European markets have opened the final session of the week down, taking their cues from the sharp sell-off on Wall Street overnight. Earnings continue to be front-and-centre with International Consolidated Airlines (LSE:IAG) slumping 7% to the bottom of the FTSE 100. Only a handful of stocks in the UK index are in the green with BAE Systems (LSE:BA.) as well as the oil majors Shell (LSE:SHEL) and BP (LSE:BP.) outperforming as crude prices push higher.


The Nasdaq slumped 5% on Thursday amid a sell-off across US markets, which saw the tech-heavy index as well as the Dow post their biggest one-day drops since June 2020. US equities staged a sharp reversal after the Fed-driven rally in the previous session, highlighting the current market volatility which saw the VIX jump almost 23% in yesterday’s trade. 

The pain was felt most acutely in the consumer discretionary and tech sectors as the initial relief that Powell wasn’t planning to get more aggressive on interest rates faded. Reality began to set in that inflation and interest rates are both moving in an unfavourable direction for markets, which have been underpinned by cheap money for many years.

Focus now shifts to the US non-farm payrolls report at lunchtime with Wednesday’s miss on the ADP private employment report potentially paving the way for a softer headline reading. Expectations are for a slight deterioration from 431,000 last month to 391,000 this month while the unemployment rate is expected to improve to 3.5% in April from 3.6% in March as the labour market continues to tighten, another possible inflationary pressure.


British Airways’ parent company IAG reported a first quarter operating loss of €731 million versus €1.07 billion in the same period last year, sending its share sharply lower to the bottom of the FTSE 100. But the group says it expects to turn a profit in the current quarter and in the full year with demand ‘recovering strong in line’ with previous expectations.

After an unprecedented period of difficulty during the pandemic, IAG has come up against fresh challenges this year with technical issues, a spike in fuel costs, staffing shortages and the fallout from the war in Ukraine with Russia’s initial invasion weighing heavily on its share price. However, despite the cost-of-living crisis, demand appears to be strong including for business travel which has helped lift forward bookings as the airline group looks to rebuild its capacity.

Despite the ups and downs, shares in IAG are almost only modestly lower year-to-date, even though the stock shed more than 30% from the February peak to the March trough. Today shares are sharply under pressure spooked by its operating loss as well as being caught up in the broader market sell-off which has seen the US suffer sharply last night, dragging Europe down with it.


UK house prices grew by 1.1% in April, marking the 10th consecutive monthly rise and the longest run since 2016. According to the Halifax house price index, house prices are up by an average of £47,568 over the last two years, pushing average property prices to a fresh record high of £286,079.

Demand is sharply outstripping supply in the UK housing market, sending average prices to new highs in yet another contributor to inflation that the Bank of England so desperately wants to tackle.
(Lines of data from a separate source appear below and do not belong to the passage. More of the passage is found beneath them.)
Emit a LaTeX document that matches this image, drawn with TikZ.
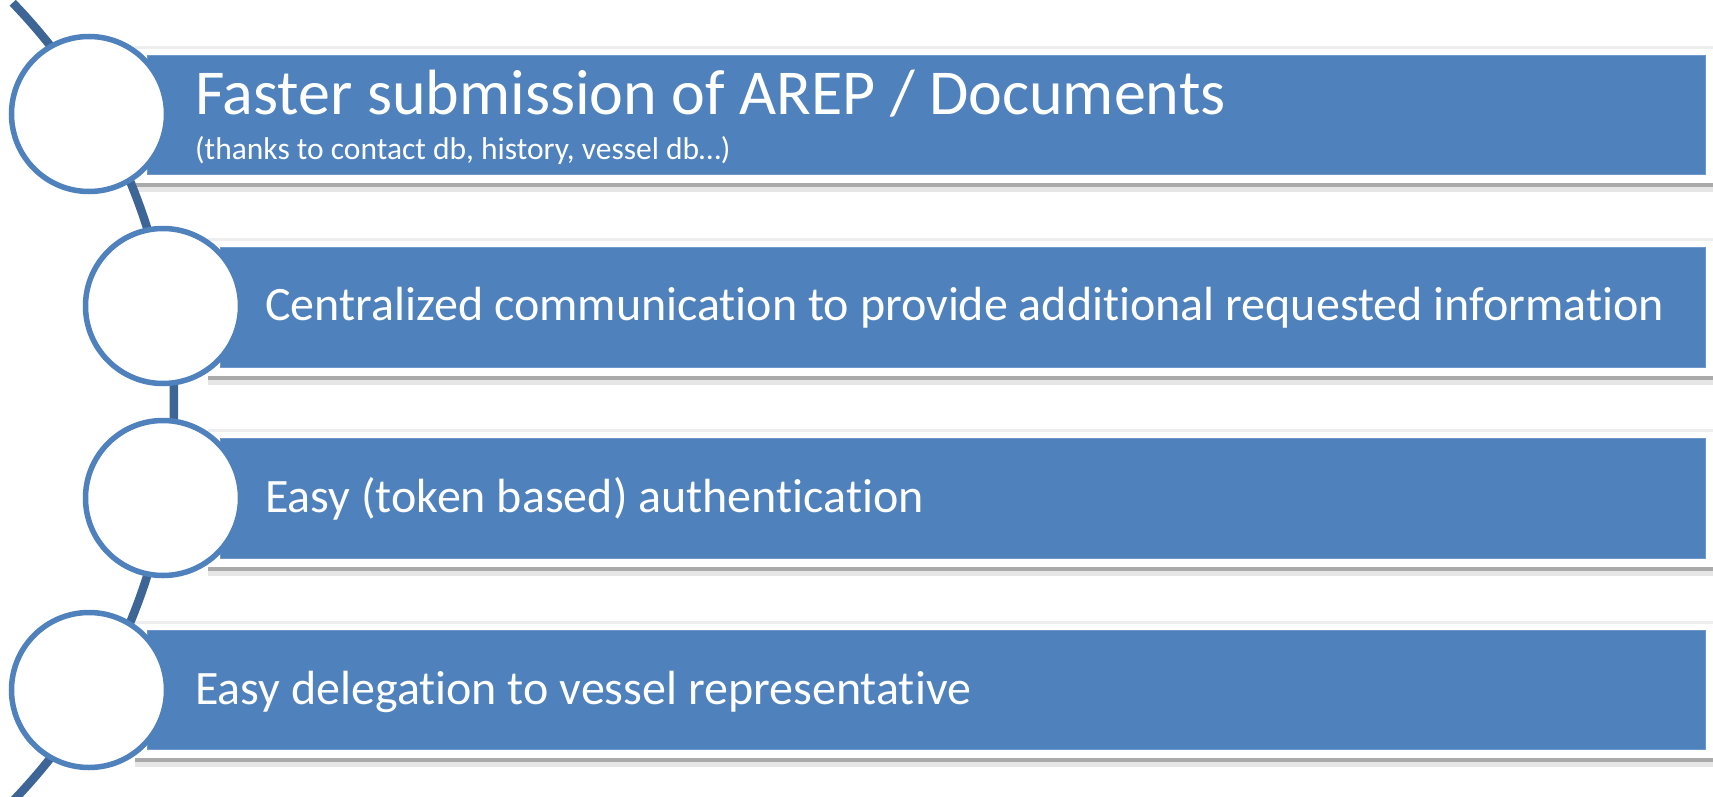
\documentclass[tikz,border=0pt]{standalone}
\usepackage{fontspec}
\setmainfont[Ligatures={NoCommon}]{Carlito}
\definecolor{barblue}{RGB}{79,129,189}
\definecolor{barrim}{RGB}{110,152,204}
\definecolor{arcblue}{RGB}{61,101,150}
\definecolor{shdark}{RGB}{170,170,170}
\definecolor{shlight}{RGB}{230,230,230}
\definecolor{toprim}{RGB}{238,238,238}
\tikzset{
  bar/.style={draw=barrim, line width=1pt, fill=barblue, inner sep=0pt, anchor=north west},
  ring/.style={circle, draw=barblue, line width=5.5pt, fill=white, minimum size=155pt, inner sep=0pt},
  label/.style={text=white, anchor=base west, inner sep=0pt},
}
\newcommand{\barshadow}[3]{% left, top, bottom
  \fill[toprim] (#1,#2-9) rectangle (1713,#2-6);
  \fill[shdark] (#1,#3+9) rectangle (1713,#3+13);
  \fill[shlight] (#1,#3+13) rectangle (1713,#3+18);
}
\begin{document}
\begin{tikzpicture}[x=1pt,y=-1pt]
\useasboundingbox (0,0) rectangle (1713,797);
\clip (0,0) rectangle (1713,797);
% shadows / rims
\barshadow{135}{55}{174}
\barshadow{208}{247}{367}
\barshadow{208}{438}{558}
\barshadow{135}{630}{749}
% connecting arc
\draw[arcblue, line width=8.5pt] ([shift={(44:574.7)}]-400.7,402) arc[start angle=44, end angle=-44, radius=574.7];
% bars
\node[bar, minimum width=1558pt, minimum height=119pt] (b1) at (147,55) {};
\node[bar, minimum width=1485pt, minimum height=120pt] (b2) at (220,247) {};
\node[bar, minimum width=1485pt, minimum height=120pt] (b3) at (220,438) {};
\node[bar, minimum width=1558pt, minimum height=119pt] (b4) at (147,630) {};
% circles
\node[ring] (c1) at (89,114) {};
\node[ring] (c2) at (163,306) {};
\node[ring] (c3) at (163,498) {};
\node[ring] (c4) at (89,690) {};
% texts
\node[label, font=\fontsize{64}{72}\selectfont] (t1) at (195,115) {Faster submission of AREP / Documents};
\node[label, font=\fontsize{31.5}{36}\selectfont] (t1b) at (195,160) {(thanks to contact db, history, vessel db…)};
\node[label, font=\fontsize{48}{56}\selectfont] (t2) at (265,320) {Centralized communication to provide additional requested information};
\node[label, font=\fontsize{48}{56}\selectfont] (t3) at (265,512) {Easy (token based) authentication};
\node[label, font=\fontsize{48}{56}\selectfont] (t4) at (195,704) {Easy delegation to vessel representative};
\end{tikzpicture}
\end{document}
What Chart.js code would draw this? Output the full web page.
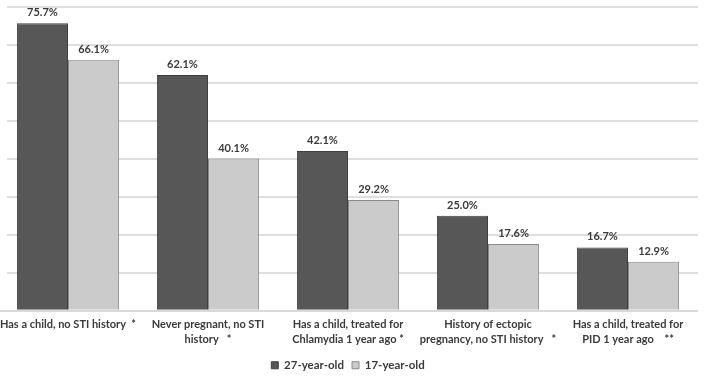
<!DOCTYPE html>
<html>
<head>
<meta charset="utf-8">
<script src="https://cdn.jsdelivr.net/npm/chart.js@4"></script>
<style>
  html, body { margin: 0; padding: 0; background: #fff; overflow: hidden; }
  #wrap { position: absolute; left: -2px; top: 0; width: 700px; height: 376px; }
</style>
</head>
<body>
<div id="wrap"><canvas id="chart"></canvas></div>
<script>
var categories = [
    "Has a child, no STI history  *",
    ["Never pregnant, no STI", "history   *"],
    ["Has a child, treated for", "Chlamydia 1 year ago *"],
    ["History of ectopic", "pregnancy, no STI history   *"],
    ["Has a child, treated for", "PID 1 year ago    **"]
];
var age27 = [75.7, 62.1, 42.1, 25.0, 16.7];
var age17 = [66.1, 40.1, 29.2, 17.6, 12.9];
var seriesNames = ["27-year-old", "17-year-old"];

var font = "Lato, 'Liberation Sans', sans-serif";

// value labels over each bar
var valueLabels = {
    id: 'valueLabels',
    afterDatasetsDraw: function (chart) {
        var ctx = chart.ctx;
        ctx.save();
        ctx.font = "bold 11px " + font;
        ctx.fillStyle = "#3a3a3a";
        ctx.textAlign = "center";
        ctx.textBaseline = "alphabetic";
        chart.data.datasets.forEach(function (ds, i) {
            chart.getDatasetMeta(i).data.forEach(function (bar, j) {
                ctx.fillText(ds.data[j].toFixed(1) + "%", bar.x, bar.y - 7);
            });
        });
        ctx.restore();
    }
};

// the plot area starts a little left of the page, keep the grid off that strip
var gridMask = {
    id: 'gridMask',
    beforeDatasetsDraw: function (chart) {
        var ctx = chart.ctx;
        ctx.save();
        ctx.fillStyle = "#fff";
        ctx.fillRect(0, 0, 9, chart.chartArea.bottom - 1);
        ctx.restore();
    }
};

var ctx = document.getElementById('chart').getContext('2d');

var chart = new Chart(ctx, {
    type: 'bar',
    data: {
        labels: categories,
        datasets: [{
            label: seriesNames[0],
            data: age27,
            backgroundColor: "#575757",
            borderColor: "#3f3f3f",
            borderWidth: 1,
            barPercentage: 1,
            categoryPercentage: 0.73
        }, {
            label: seriesNames[1],
            data: age17,
            backgroundColor: "#cbcbcb",
            borderColor: "#8a8a8a",
            borderWidth: 1,
            barPercentage: 1,
            categoryPercentage: 0.73
        }]
    },
    options: {
        responsive: true,
        maintainAspectRatio: false,
        animation: false,
        layout: {
            padding: { top: 7, left: 0, right: 0, bottom: -5 }
        },
        scales: {
            x: {
                grid: { display: false, drawTicks: false },
                border: { color: "#d9d9d9", width: 2 },
                afterFit: function (scale) {
                    // let the outer labels hang over the edges like the original
                    scale.paddingLeft = 0;
                    scale.paddingRight = 0;
                    scale.height -= 1;
                },
                ticks: {
                    color: "#3a3a3a",
                    maxRotation: 0,
                    autoSkip: false,
                    padding: 6,
                    font: { family: font, size: 11, weight: 'bold', lineHeight: 1.35 }
                }
            },
            y: {
                min: 0,
                max: 80,
                ticks: { display: false, stepSize: 10 },
                grid: { color: "#dedede", lineWidth: 2, drawTicks: false },
                border: { display: false }
            }
        },
        plugins: {
            legend: {
                position: 'bottom',
                labels: {
                    boxWidth: 7,
                    boxHeight: 7,
                    padding: 8,
                    color: "#3a3a3a",
                    font: { family: font, size: 11.5, weight: 'bold' }
                }
            },
            tooltip: { enabled: false }
        }
    },
    plugins: [valueLabels, gridMask]
});
</script>
</body>
</html>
Mortgage data this week from the central bank saw lending rebound to a six-month high, driven by the robust housing market and perhaps as individuals and families try to lock in more favourable mortgage rates before rates push even higher. However with dark clouds on the horizon with the cost-of-living crisis, an anticipated recession, interest rates marching higher and inflation to breach 10%, the housing market could be nearing its peak.